なお、後続の札幌発羽田行き日本航空1036便ボーイング777-200も午後9時40分にA滑走路への着陸を許可された。A滑走路への進入が許可された際に、1036便のパイロットも管制にA滑走路で間違いがないか確認したが、管制官からは間違いがない旨の返答を得ていた。午後9時42分、管制官が誤りに気付いてC滑走路への進入滑走路の変更が可能か1036便に確認した。1036便の機長が理由を確認すると管制官はA滑走路が閉鎖されている旨回答したため、機長は着陸復行を求めた。着陸復行の要望を受けて管制官は、A滑走路への進入を継続するよう滑走路閉鎖と矛盾した指示をした。
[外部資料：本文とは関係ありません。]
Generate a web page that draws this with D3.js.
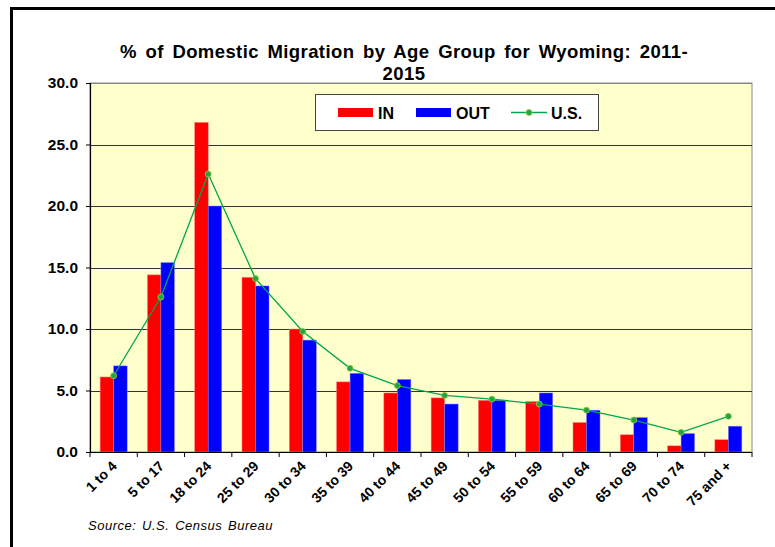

指示が矛盾するうえに二転三転することから、午後9時43分1036便の機長は着陸には危険を伴うと判断して着陸復行を通報し、着陸復行を行った。1036便は約10分後にC滑走路に着陸した。1036便の乗員乗客計161名は全員無事であった。
国土交通省は日本航空に謝罪するとともに、本件発生当時、担当していた同じチームの管制官18名全員を最低1週間業務から外して、重要な情報の周知等についての再教育を行い、航空法違反で処分することを決めた。羽田空港では管制官を6つのチームに分けて業務を行っている。
なお、本件の発生について、国土交通省内の連絡態勢が十分に機能していなかったことも指摘された。管制を統括する国土交通省管制課が本件を把握したのは午後10時40分頃、事故やインシデントを担当する国土交通省運航課が本件を把握したのは翌30日午前0時過ぎであった。
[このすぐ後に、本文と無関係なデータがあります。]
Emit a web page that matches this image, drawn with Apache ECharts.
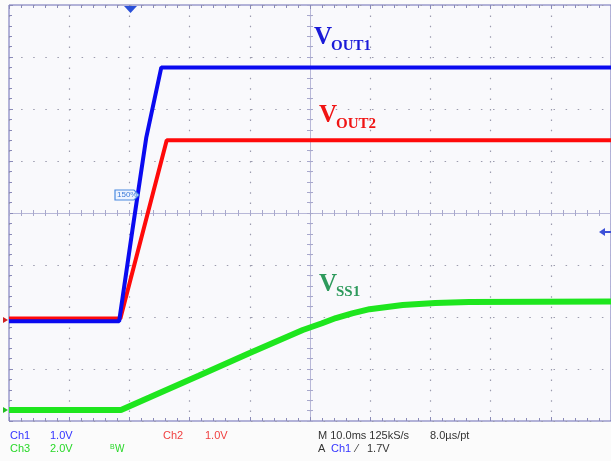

国土交通省は、本件を重大インシデントに指定した。また、本件発生を受けて、5月2日には国土交通大臣が国土交通省東京空港事務所を査察した。
5月9日、国土交通省は、18名の管制官のうち、本件発生当時、別の滑走路やA滑走路の出発などを担当していて誤指示に関与が少なかった管制官13名について、5月1日から6日間にわたって、本件事例の発生原因の検証作業や事例研究、規定類再確認などの研修と実技試験を行った結果、試験結果も良好であったため、5月10日から業務復帰させることを認めた。
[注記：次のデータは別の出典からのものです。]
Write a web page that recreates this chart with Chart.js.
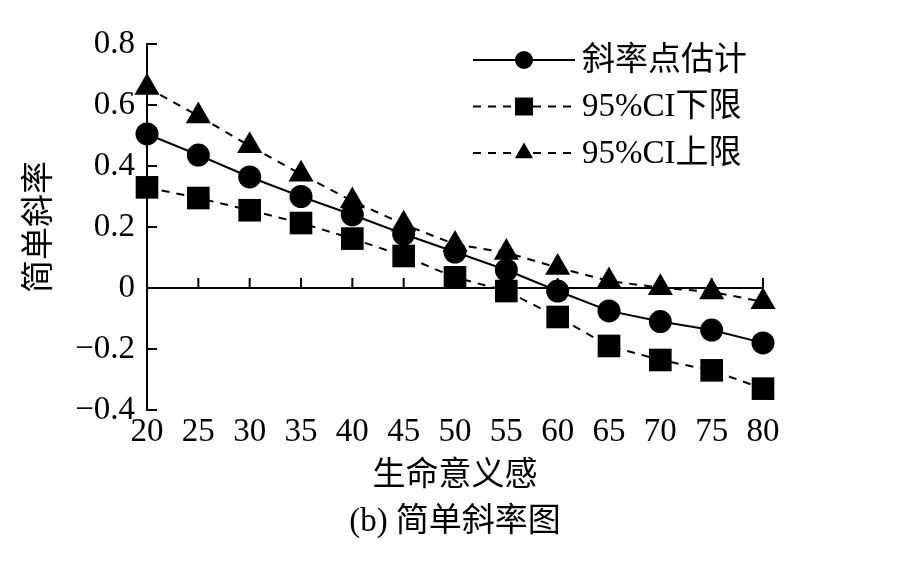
<!DOCTYPE html>
<html>
<head>
<meta charset="utf-8">
<script src="https://cdn.jsdelivr.net/npm/chart.js@4/dist/chart.umd.min.js"></script>
<style>
  html, body { margin: 0; padding: 0; background: #fff; }
  #wrap { width: 905px; height: 580px; }
</style>
</head>
<body>
<div id="wrap"><canvas id="c" width="905" height="580"></canvas></div>
<script>
// ---- data ----
const categories = ['20', '25', '30', '35', '40', '45', '50', '55', '60', '65', '70', '75', '80'];
const estimate = [0.505, 0.436, 0.364, 0.300, 0.240, 0.177, 0.118, 0.059, -0.010, -0.075, -0.110, -0.138, -0.180];
const lower    = [0.330, 0.295, 0.255, 0.213, 0.162, 0.105, 0.035, -0.010, -0.095, -0.190, -0.236, -0.270, -0.330];
const upper    = [0.657, 0.564, 0.466, 0.373, 0.285, 0.209, 0.143, 0.116, 0.067, 0.023, 0.001, -0.013, -0.045];
const seriesNames = ['斜率点估计', '95%CI下限', '95%CI上限'];
const yTickLabels = ['\u22120.4', '\u22120.2', '0', '0.2', '0.4', '0.6', '0.8'];
const xTitle = '生命意义感';
const yTitle = '简单斜率';
const caption = '(b) 简单斜率图';

// ---- style ----
const FONT = '"Liberation Serif", "Noto Sans CJK SC", serif';
const INK = '#000';

const decor = {
  id: 'decor',
  beforeDatasetsDraw(chart) {
    const { ctx, chartArea: a, scales: { x, y } } = chart;
    const y0 = y.getPixelForValue(0);
    ctx.save();
    ctx.strokeStyle = INK;
    ctx.lineWidth = 2;
    ctx.beginPath();
    ctx.moveTo(a.left, y0);
    ctx.lineTo(a.right, y0);
    x.ticks.forEach((t, i) => {
      const px = x.getPixelForTick(i);
      ctx.moveTo(px, y0);
      ctx.lineTo(px, y0 - 10);
    });
    y.ticks.forEach((t, i) => {
      const py = y.getPixelForTick(i);
      ctx.moveTo(a.left, py);
      ctx.lineTo(a.left + 10, py);
    });
    ctx.stroke();
    ctx.restore();
  },
  afterDraw(chart) {
    const { ctx, chartArea: a } = chart;
    const legendRadius = { circle: 9, rect: 12.7, triangle: 10.5 };
    ctx.save();
    chart.data.datasets.forEach((ds, i) => {
      const cy = a.top + 16 + i * 46.5;
      const x0 = a.left + 326, x1 = a.left + 428;
      ctx.strokeStyle = INK;
      ctx.lineWidth = 2;
      ctx.setLineDash(ds.borderDash || []);
      ctx.beginPath();
      ctx.moveTo(x0, cy);
      ctx.lineTo(x1, cy);
      ctx.stroke();
      ctx.setLineDash([]);
      ctx.fillStyle = INK;
      Chart.helpers.drawPoint(ctx, {
        pointStyle: ds.pointStyle, rotation: 0,
        radius: legendRadius[ds.pointStyle], borderWidth: 0
      }, (x0 + x1) / 2, cy);
      ctx.font = '33px ' + FONT;
      ctx.textBaseline = 'middle';
      ctx.textAlign = 'left';
      ctx.fillText(ds.label, a.left + 435, cy + 1);
    });
    ctx.restore();
  }
};

const tickFont = { family: FONT, size: 33, weight: 'normal' };

const common = {
  borderColor: INK, borderWidth: 2, tension: 0,
  pointBackgroundColor: INK, pointBorderColor: INK, pointBorderWidth: 0,
  clip: false, fill: false
};

new Chart(document.getElementById('c'), {
  type: 'line',
  data: {
    labels: categories,
    datasets: [
      Object.assign({}, common, { label: seriesNames[0], data: estimate, pointStyle: 'circle', pointRadius: 11.5 }),
      Object.assign({}, common, { label: seriesNames[1], data: lower, pointStyle: 'rect', pointRadius: 16, borderDash: [8, 7] }),
      Object.assign({}, common, { label: seriesNames[2], data: upper, pointStyle: 'triangle', pointRadius: 14.5, borderDash: [8, 7] })
    ]
  },
  options: {
    responsive: false,
    animation: false,
    devicePixelRatio: 1,
    layout: { padding: { left: 0, top: 44, right: 142, bottom: 37.4 } },
    plugins: {
      legend: { display: false },
      tooltip: { enabled: false },
      title: {
        display: true, text: caption, position: 'bottom', fullSize: false,
        color: INK, font: { family: FONT, size: 33, weight: 'normal' },
        padding: { top: 7, bottom: 0 }
      }
    },
    scales: {
      x: {
        type: 'category', offset: false,
        grid: { display: false, drawTicks: false },
        border: { display: false },
        ticks: { color: INK, font: tickFont, padding: 3, maxRotation: 0, autoSkip: false },
        title: { display: true, text: xTitle, color: INK, font: tickFont, padding: { top: 0, bottom: 0 } },
        afterFit(s) { s.height = 86; }
      },
      y: {
        min: -0.4, max: 0.8,
        grid: { display: false, drawTicks: false },
        border: { display: true, color: INK, width: 2 },
        ticks: { stepSize: 0.2, color: INK, font: tickFont, padding: 12, callback: (v, i) => yTickLabels[i] },
        title: { display: true, text: yTitle, color: INK, font: tickFont, padding: { top: 21, bottom: 0 } },
        afterFit(s) { s.width = 147; }
      }
    }
  },
  plugins: [decor]
});
</script>
</body>
</html>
5月13日、国土交通省は、東京空港事務所の次席航空管制官を訓告、同省航空局長と東京空港事務所空港長ら6名を文書による厳重注意、A滑走路への進入と着陸を許可した管制官ら4名を口頭による厳重注意処分としたことを発表した。また、同省が東京空港事務所に対して行った監察について、航空情報の確認体制や共有が不十分であったこと、業務前の打ち合わせで航空情報担当の管制官が、滑走路閉鎖を失念していて確認せず、次席管制官も気付ず、他の管制官ももう少し遅い時間帯であると思い込んでいたことが、本件の原因であるとの中間報告も為された。再発防止策として、情報伝達をダブルチェックする体制整備が必要として、今後、全国の空港に航空情報を管理する責任者を置くことも明らかにされた。
5月16日、国土交通省は誤指示に関与した5名の管制官のうち4名について、11日間の研修と筆記試験、実技試験の結果、5月17日から現場復帰させることを認めた。